Kyoto's visitor rebound has strained historic neighborhoods like Gion, prompting measures such as restricting access to certain private alleys and adding signage to curb poor behavior. The 2018 levy helped fund traveler-facing services, but receipts lagged as luxury average daily rates surged. City councilors approved a progressive redesign earlier this year, arguing that high-spend stays should shoulder more of the costs tied to peak-hour crowding and maintenance at marquee sites. The Internal Affairs Minister's consent on October 3, 2025, cleared the last hurdle, allowing enforcement for stays beginning March 1, 2026. Exemptions for official school trips continue, provided required documentation is submitted by the school to the lodging provider.

Latest developments

Kyoto finalizes five-tier accommodation tax for 2026

The city published the new brackets and implementation date following ministerial consent on October 3, 2025. The structure preserves ¥200 for sub-¥6,000 rooms to avoid penalizing students and budget travelers, raises the mid tiers to ¥400 and ¥1,000, and creates premium tiers at ¥4,000 and ¥10,000 for higher-priced stays. Kyoto defines the taxable "accommodation fee" as the lodging price excluding meals and consumption tax. The ordinance emphasizes using proceeds to "enhance Kyoto's appeal as an International Culture and Tourism City, and promote tourism," while aligning costs with ability to pay.

What travelers and advisors should do now

Confirm whether your quoted nightly rate is before or after local taxes, especially on luxury bookings where per-person levies can add up. Communicate the per-person, per-night nature of the tax on family or multi-guest reservations. For groups, note that students and chaperones on official school trips are exempt when proper certification is provided. If you are helping clients disperse outside the Tokyo-Kyoto corridor, pair Kyoto stays with regional add-ons to reduce crowding pressure and diversify experiences. For a broader context on the policy shift, see our explainer, Kyoto hotel tax targets luxury stays to fund fixes.

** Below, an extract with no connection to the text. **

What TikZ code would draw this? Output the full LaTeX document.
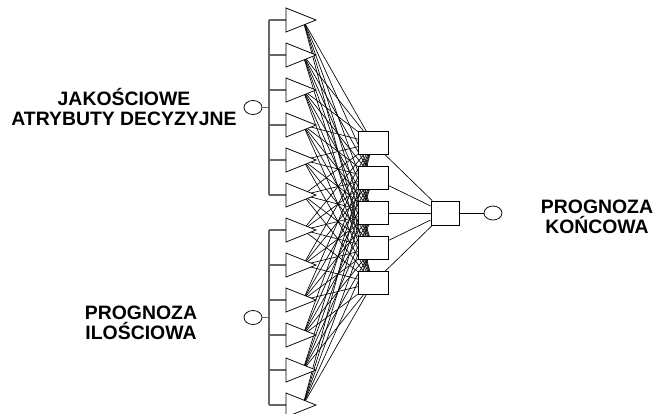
\documentclass[tikz,border=0pt]{standalone}
\usepackage{fontspec}
\setmainfont{Liberation Sans}
\usetikzlibrary{backgrounds,shapes.geometric}
\begin{document}
\begin{tikzpicture}[x=1pt,y=-1pt,
  conn/.style={draw=black, line width=0.65pt},
  bus/.style={draw=black!60, line width=1.3pt},
  tri/.style={draw=black, fill=white, line width=0.75pt, line join=miter},
  hid/.style={rectangle, draw=black, fill=white, line width=0.9pt, minimum width=30pt, minimum height=23pt, inner sep=0pt},
  outbox/.style={rectangle, draw=black, fill=white, line width=0.9pt, minimum width=28pt, minimum height=24pt, inner sep=0pt},
  term/.style={ellipse, draw=black, fill=white, line width=0.75pt, minimum width=18pt, minimum height=14pt, inner sep=0pt},
  lbl/.style={font=\bfseries\fontsize{19.4}{20}\selectfont, align=center, inner sep=0pt}
]
\useasboundingbox (0,0) rectangle (655,413);

% input coordinates
\foreach \i in {1,...,12} {
  \pgfmathsetmacro{\cy}{20+35*(\i-1)}
  \coordinate (u\i) at (269,\cy);
  \coordinate (a\i) at (286,\cy);
  \coordinate (s\i) at (303,\cy);
}

% hidden boxes
\foreach \j in {1,...,5} {
  \pgfmathsetmacro{\hy}{143+35*(\j-1)}
  \node[hid] (h\j) at (373,\hy) {};
}
\node[outbox] (out) at (445,213) {};
\node[term] (oc) at (493,213) {};

% terminal circles of inputs
\node[term] (in1) at (253,107.5) {};
\node[term] (in2) at (253,317.5) {};

% connections input -> hidden
\begin{scope}[on background layer]
  \foreach \i in {1,...,12} {
    \foreach \j in {1,...,5} {
      \draw[conn] (s\i) -- (h\j.center);
    }
  }
\end{scope}

% buses
\draw[bus] (u1) -- (u6);
\draw[bus] (u7) -- (u12);
\draw[bus] (in1) -- (in1 -| u1);
\draw[bus] (in2) -- (in2 -| u7);
\foreach \i in {1,...,12} {
  \draw[bus] (u\i) -- (a\i);
}

% triangles
\foreach \i in {1,...,12} {
  \draw[tri] (a\i) ++(0,-12) -- ++(30,12) -- ++(-30,12) -- cycle;
}

% hidden -> output
\foreach \j in {1,...,5} {
  \draw[conn] (h\j) -- (out);
}
\draw[conn] (out) -- (oc);

% labels
\node[lbl, anchor=base] (l1) at (124,125) {JAKOŚCIOWE\\ATRYBUTY DECYZYJNE};
\node[lbl, anchor=base] (l2) at (141,339) {PROGNOZA\\ILOŚCIOWA};
\node[lbl, anchor=base] (l3) at (597,233) {PROGNOZA\\KOŃCOWA};
\end{tikzpicture}
\end{document}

Context: dispersing demand across Japan

Japan continues to test policies and promotions that spread visitors beyond the "Golden Route." Airlines and local authorities encourage itineraries into under-visited regions, which can complement Kyoto time while easing peak-hour foot traffic in heritage districts. For trip-building ideas that move travelers beyond the heaviest flows, see JAL offers free domestic flights to spread tourism.

Analysis

Kyoto's redesign targets price-insensitive segments where the marginal cost is least likely to alter length of stay. Luxury ryokan suites, branded-residence villas, and peak-festive dates will absorb ¥4,000 to ¥10,000 per person, per night with limited demand destruction, especially for once-in-a-lifetime trips. Keeping the base rate at ¥200 protects students and budget travelers, and it reduces the need for blunt caps that risk displacing crowds to unprepared neighborhoods. Execution will be judged on transparency and visible outcomes. Clear reporting on how the projected ¥12.6 billion funds cleaner streets, crowd-control staffing, and multilingual wayfinding will determine resident buy-in. Advisors should proactively budget for the levy, note that it is assessed per person, per night, and clarify that rates shown online often exclude local taxes. If Kyoto delivers tangible improvements, the model could be replicated across other high-pressure destinations in Japan.

Final thoughts

For travelers, the headline is simple: Kyoto's accommodation tax becomes Japan's highest on March 1, 2026, with top-end stays charged ¥10,000 per person, per night. Build the levy into quotes, explain the brackets, and highlight how proceeds fund a better on-the-ground experience. Done well, the policy balances livability and access, preserving the city's temples, gardens, and neighborhoods that draw visitors in the first place, while keeping Kyoto accommodation tax predictable and transparent.